上述した第2の実施形態によれば、再利用回数を示す数値情報をシートに印字することで、ユーザは、シートに印字された複数のマークの数を計数することなく、直感的に再利用回数を認識することが可能である。また、新しく数値情報のマークを印字する際に、既存のマークを例えば長方形に塗りつぶすことで、最新の数値情報の視認性をより高めることが出来る。
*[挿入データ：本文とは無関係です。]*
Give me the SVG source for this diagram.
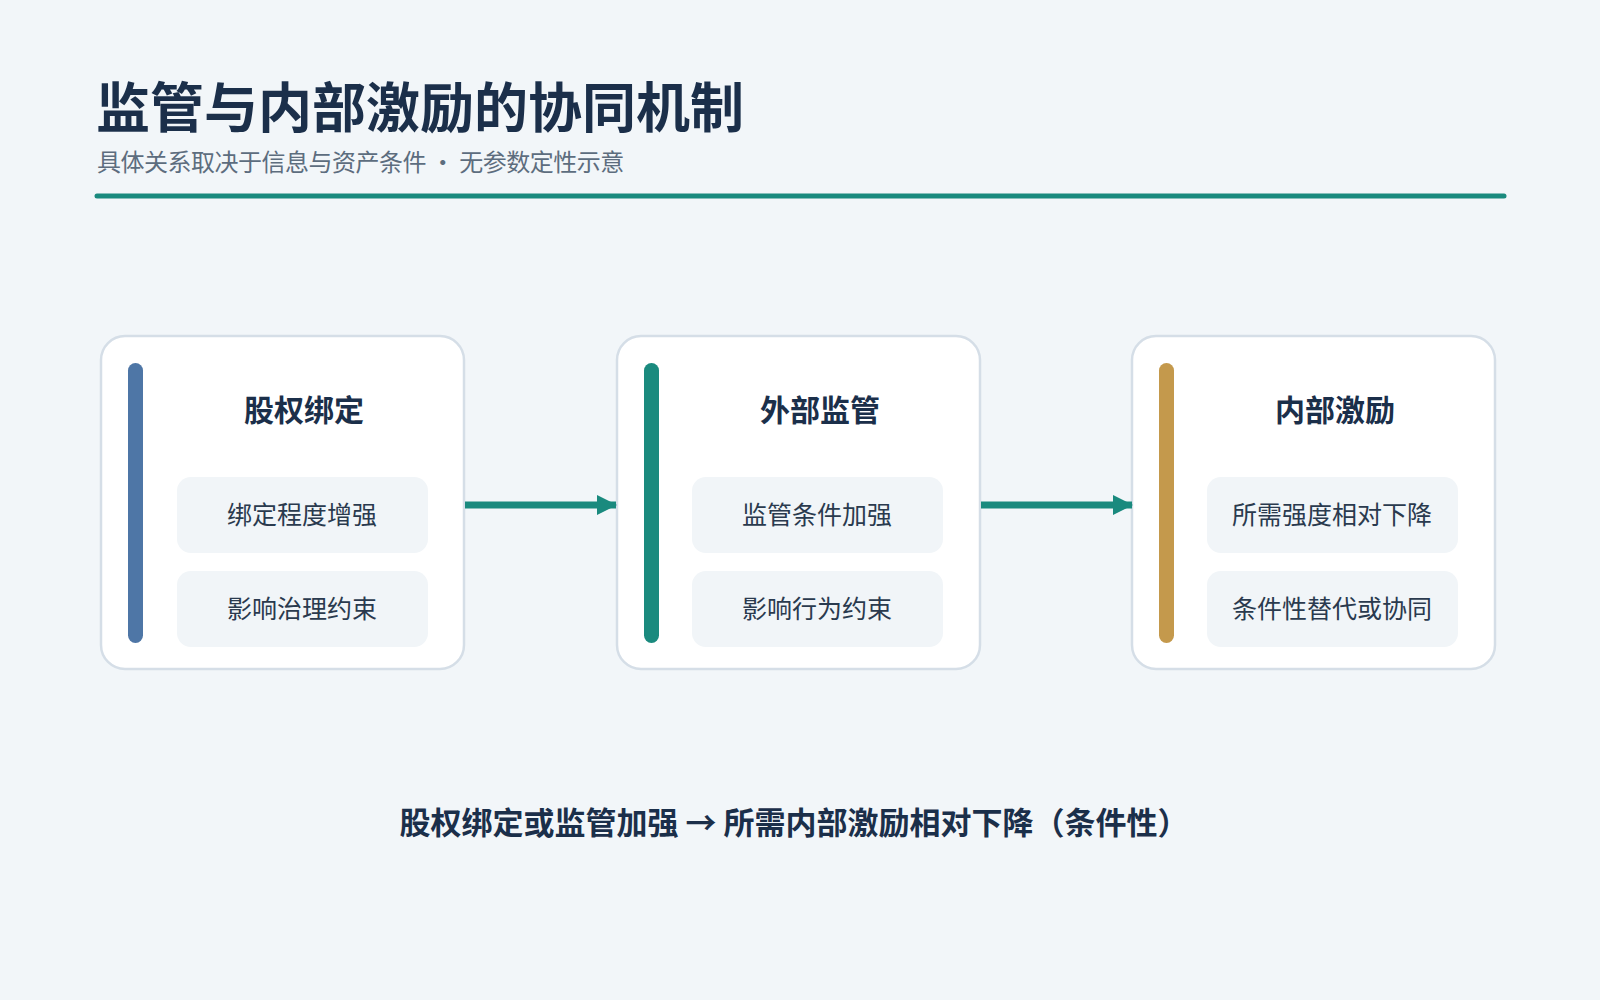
<svg xmlns="http://www.w3.org/2000/svg" width="1600" height="1000" viewBox="0 0 1600 1000">
<style>
text{font-family:"Noto Sans CJK SC","Noto Sans",sans-serif}
.card{fill:#fff;stroke:#d5dee7;stroke-width:2.5}
.box{fill:#f1f5f8}
.ct{font-size:30px;font-weight:700;fill:#1b2f4a;text-anchor:middle}
.it{font-size:25px;fill:#2a3a4e;text-anchor:middle}
.conn{stroke:#1a8a7e;stroke-width:7;fill:none}
</style>
<defs><marker id="ah" markerWidth="20" markerHeight="20" refX="19" refY="10" orient="auto" markerUnits="userSpaceOnUse"><path d="M0,0L20,10L0,20z" fill="#1a8a7e"/></marker></defs>
<rect width="1600" height="1000" fill="#f2f6f9"/>
<text x="96" y="128" font-size="54" font-weight="700" fill="#1b2f4a">监管与内部激励的协同机制</text>
<text x="97" y="171" font-size="24" fill="#5d6d7e" letter-spacing="-0.5">具体关系取决于信息与资产条件 · 无参数定性示意</text>
<line x1="97" y1="196" x2="1504" y2="196" stroke="#1a8a7e" stroke-width="5" stroke-linecap="round"/>
<g id="n1"><rect class="card" x="101" y="336" width="363" height="333" rx="24"/><rect x="128" y="363" width="15" height="280" rx="7.5" fill="#4e76a6"/><text class="ct" x="304" y="421">股权绑定</text><rect class="box" x="177" y="477" width="251" height="76" rx="14"/><text class="it" x="302" y="524">绑定程度增强</text><rect class="box" x="177" y="571" width="251" height="76" rx="14"/><text class="it" x="302" y="618">影响治理约束</text></g>
<g id="n2"><rect class="card" x="617" y="336" width="363" height="333" rx="24"/><rect x="644" y="363" width="15" height="280" rx="7.5" fill="#1a8a7e"/><text class="ct" x="820" y="421">外部监管</text><rect class="box" x="692" y="477" width="251" height="76" rx="14"/><text class="it" x="817" y="524">监管条件加强</text><rect class="box" x="692" y="571" width="251" height="76" rx="14"/><text class="it" x="817" y="618">影响行为约束</text></g>
<g id="n3"><rect class="card" x="1132" y="336" width="363" height="333" rx="24"/><rect x="1159" y="363" width="15" height="280" rx="7.5" fill="#c4994c"/><text class="ct" x="1335" y="421">内部激励</text><rect class="box" x="1207" y="477" width="251" height="76" rx="14"/><text class="it" x="1332" y="524">所需强度相对下降</text><rect class="box" x="1207" y="571" width="251" height="76" rx="14"/><text class="it" x="1332" y="618">条件性替代或协同</text></g>
<g id="connectors"><line class="conn" x1="465" y1="505" x2="616" y2="505" marker-end="url(#ah)"/><line class="conn" x1="981" y1="505" x2="1132" y2="505" marker-end="url(#ah)"/></g>
<text x="794" y="834" font-size="31" font-weight="700" fill="#1b2f4a" text-anchor="middle">股权绑定或监管加强 → 所需内部激励相对下降（条件性）</text>
</svg>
上記各実施形態では、印字手段としてインクジェットヘッドを用いている。インクジェットヘッドとして、圧電体アクチュエータによってインク圧力室の容積を変化させて、圧力室に連通するノズルからインク滴を吐出させる圧電体方式のヘッド、インク圧力室に設けられた発熱体を加熱しインク中に気泡を発生させ、その気泡によって圧力室に連通するノズルからインク滴を吐出させるサーマルインクジェット方式が利用可能である。また、印字手段はインクジェットヘッドに限らず、ワイヤドットプリンタヘッド、サーマルプリントヘッド、電子写真方式を適用することも可能である。
また、シートを第2搬送路に設けられた反転機構を搬送させることで、シートの第2面にもマークの印字処理を行うことを可能としたが、反転機構は第2搬送路上に限らず、印字部よりも上流であれば、例えば、第1搬送路上に設けても良い。また、反転機構を設けず、例えば、インクジェットヘッドを第2面側にも設けても良い。
尚、印字面・印字位置決定のフローへ遷移するタイミングは上記実施形態に記載のタイミングに限るものではない。読取部がシートを読み取った後から、シートが消色部を経て印字部へ搬送されるまでの間に、印字面及び印字位置が決定していれば良い。
上記各実施形態の説明では、「消色処理」は、画像の色を消すと記述したが、画像を消去するという意味を含んで良い。すなわち、本実施形態に記載の画像消去装置は、熱により画像の色を消す装置に限定されるものではない。例えば、光の照射によってシート上の画像の色を消す装置でも、特殊シートに形成された画像の消す装置でもよい。或いは、画像消去装置は、シート上の画像を除去(消去)する装置であっても良い。画像消去装置は、シートを再利用可能にするために、シート上の画像を見えなくする構成であれば良い。
本発明のいくつかの実施形態を説明したが、これらの実施形態は、例として提示したものであり、発明の範囲を限定することは意図していない。これら新規な実施形態は、その他の様々な形態で実施されることが可能であり、発明の要旨を逸脱しない範囲で、種々の省略、置き換え、変更を行うことができる。これら実施形態やその変形は、発明の範囲や要旨に含まれるとともに、特許請求の範囲に記載された発明とその均等の範囲に含まれる。